Going interactive is Skill Boosters which will be hosting a demonstration and free disc giveaway of Disability Confident – the interactive learning resource which has been designed to help organisations prepare for the new provisions of the Disability Discrimination Act and to unlock the potential of their clients.
Ashridge will be launching the Ashridge Leadership Learning Guide, analysing the latest leadership theory.
Also making its presence felt will be the British Learning Association. Launched on 1 January this year, the organisation now incorporates the British Association for Open Learning and the Forum for Technology in Training.
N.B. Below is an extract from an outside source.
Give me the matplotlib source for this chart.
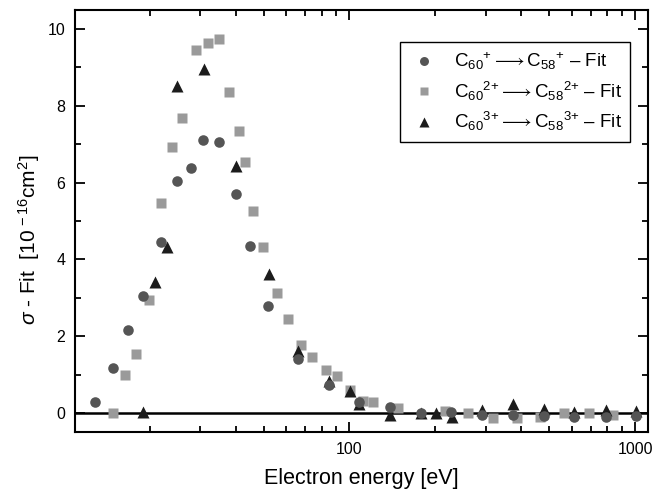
import matplotlib
matplotlib.use("Agg")
import matplotlib.pyplot as plt
from matplotlib.ticker import FixedLocator, NullFormatter, MultipleLocator

plt.rcParams['font.family'] = ['Liberation Sans', 'DejaVu Sans']
plt.rcParams['mathtext.fontset'] = 'custom'
plt.rcParams['mathtext.rm'] = 'Liberation Sans'
plt.rcParams['mathtext.it'] = 'Liberation Sans:italic'

# C60+ -> C58+
e1 = [12.9, 14.8, 16.8, 18.9, 21.8, 24.8, 27.9, 30.8, 34.9, 39.9, 44.8, 51.8,
      65.8, 84.7, 108.2, 138.7, 177.8, 226.5, 291, 374, 481, 613, 788, 1009]
s1 = [0.28, 1.16, 2.16, 3.05, 4.45, 6.04, 6.37, 7.10, 7.07, 5.70, 4.36, 2.79,
      1.41, 0.73, 0.29, 0.15, -0.01, 0.02, -0.05, -0.05, -0.07, -0.10, -0.10, -0.08]

# C60 2+ -> C58 2+
e2 = [14.9, 16.4, 17.9, 19.9, 21.9, 23.9, 25.9, 28.9, 31.9, 34.9, 38.0, 41.0,
      42.9, 45.8, 49.8, 55.8, 60.8, 67.8, 74.1, 82.9, 90.2, 100.4, 111.8, 121.2,
      148.3, 216, 261, 318, 386, 463, 566, 688, 838]
s2 = [0.01, 1.00, 1.53, 2.94, 5.47, 6.92, 7.69, 9.45, 9.65, 9.74, 8.37, 7.34,
      6.55, 5.25, 4.32, 3.13, 2.45, 1.76, 1.45, 1.13, 0.96, 0.61, 0.32, 0.29,
      0.12, 0.05, -0.01, -0.12, -0.12, -0.10, -0.01, -0.01, -0.05]

# C60 3+ -> C58 3+
e3 = [18.9, 20.9, 22.9, 24.8, 30.9, 39.9, 52.1, 65.8, 85.1, 100.2, 108.2,
      138.7, 177.8, 200.7, 228.4, 291, 374, 481, 613, 788, 1009]
s3 = [0.03, 3.40, 4.32, 8.52, 8.96, 6.44, 3.62, 1.62, 0.82, 0.57, 0.23,
      -0.05, -0.01, -0.01, -0.10, 0.08, 0.23, 0.10, 0.02, 0.08, 0.06]

charges = ['+', '2{+}', '3{+}']
labels = [r'C$_{60}$$^{%s}$$\longrightarrow$C$_{58}$$^{%s}$ ' % (q, q) + '\u2013 Fit'
          for q in charges]

fig = plt.figure(figsize=(6.69, 4.95), dpi=100)
ax = fig.add_axes([0.112, 0.127, 0.857, 0.853])

ax.axhline(0, color='black', lw=1.8, zorder=1)
h2, = ax.plot(e2, s2, 's', color='#9a9a9a', ms=6.8, mec='none', zorder=2)
h3, = ax.plot(e3, s3, '^', color='#1c1c1c', ms=8, mec='none', zorder=3)
h1, = ax.plot(e1, s1, 'o', color='#555555', ms=7.6, mec='none', zorder=4)

ax.set_xscale('log')
ax.set_xlim(10.93, 1112)
ax.set_ylim(-0.5, 10.5)
ax.xaxis.set_major_locator(FixedLocator([100, 1000]))
ax.set_xticklabels(['100', '1000'])
ax.xaxis.set_minor_locator(FixedLocator([20, 30, 40, 50, 60, 70, 80, 90,
                                         200, 300, 400, 500, 600, 700, 800, 900]))
ax.xaxis.set_minor_formatter(NullFormatter())
ax.yaxis.set_major_locator(MultipleLocator(2))
ax.yaxis.set_minor_locator(MultipleLocator(1))

ax.tick_params(which='both', direction='in', top=True, right=True, width=1.3,
               labelsize=11.5)
ax.tick_params(which='major', length=7, pad=7)
ax.tick_params(which='minor', length=4)
for sp in ax.spines.values():
    sp.set_linewidth(1.5)

ax.set_xlabel('Electron energy [eV]', fontsize=15.5, labelpad=8)
ax.set_ylabel(r'$\mathit{\sigma}$ - Fit  [10$^{\,-16}$cm$^{2}$]', fontsize=15)
ax.yaxis.set_label_coords(-0.058, 0.455)

leg = ax.legend([h1, h2, h3], labels, loc='upper right',
                bbox_to_anchor=(0.9686, 0.924), borderaxespad=0,
                fontsize=13.5, fancybox=False, edgecolor='black', framealpha=1,
                markerscale=0.85, handletextpad=0.8, borderpad=0.45,
                labelspacing=0.4, handlelength=1.6)
leg.get_frame().set_linewidth(1.0)

fig.savefig('out.png', dpi=100)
On its stand at Learning Solutions the association will be offering 20 per cent discount on membership for visitors.
“The British Learning Association (BLA) vision is to be the premier independent organisation with global reach, committed to excellence and best practice in learning, through innovative and well-established techniques and technologies,” says general manager Brian Merison.
Already numbering 300-plus organisations, with 600 individuals such as directors of CPD and managers of open and lifelong flexible, distance learning, the BLA aims to offer impartial advice on techniques and technologies in learning and to generate opportunities for networking. Later this year the BLA will be launching a quality mark, which it forecasts “will be unique to the industry”.